Drove back to the main road afterwards and ended up stopping the night in a large gravelpit area beside the main road.
Continued on the next morning and we started to get sore arms waving at all the motorhomes coming in the opposite direction displaying Club “Wings” as they left the Music in the Mountains Rally. Reports said that there were around 700 motorhomes parked at the school grounds in Tapawera during the Rally so they are now all on the road somewhere? No doubt the Murchison Park would be full again that night. We have been travelling slow deliberately, in the hope that the places we want to go next have time to quieten down.
We had a look at the Hope Saddle Lookout along the highway. Great views over the forested hills.
We then came across the Clark River Recreation Grounds, alongside the river where camping is allowed, so that was our spot for the night. We got there at lunchtime and it was a large area with several grassy areas to park.
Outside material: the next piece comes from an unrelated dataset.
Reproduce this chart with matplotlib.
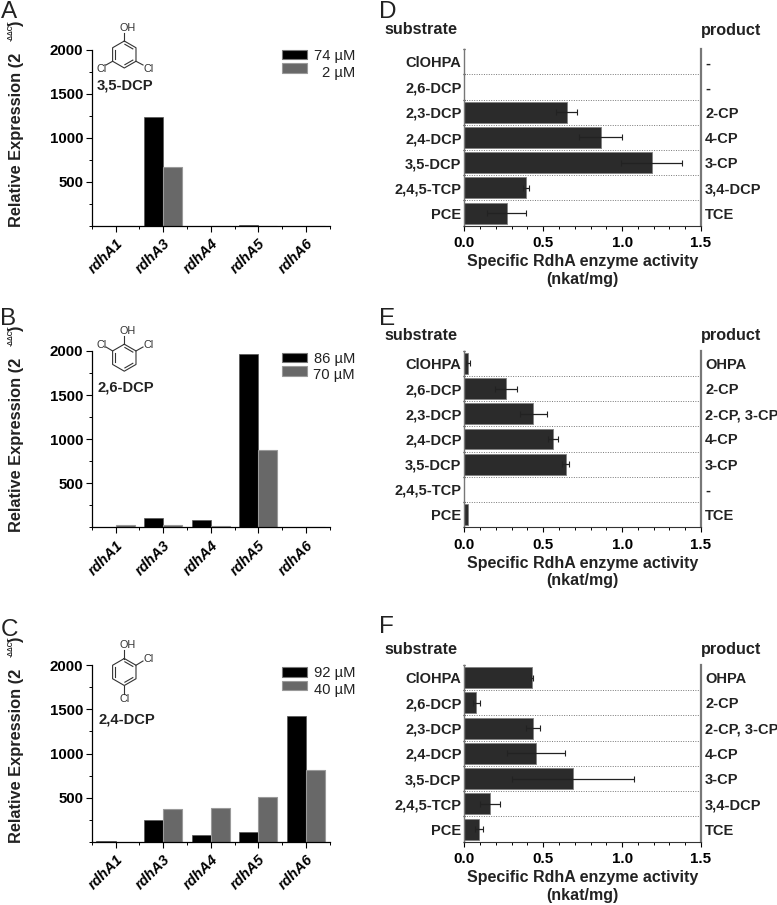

By nightfall in our little area we were closely surrounded by another Motorhome, two campervans and four ‘sleeper’ cars!! Talk about the ‘cluster’ mentality. We can understand it in small areas but where there is plenty of space…why does everyone have to squeeze up together? Maybe we have a ‘magnet’ on board that attracts them!
31 Jan – last day of the month. Left Clark River and still heading north, turned off SH6 onto the Motueka Valley Highway towards Tapawera. Not so many vans around today so appears the Rally has almost dispersed. Stopped there to get fresh water, bought a couple of things from the Four Square Store and browsed in a little shed displaying photographs of the town history. Then travelled about 12 kms to McLeans Domain, another free camp area beside the Motueka River this time. Looks like we’ll reach Motueka tomorrow as we can only stay here one night.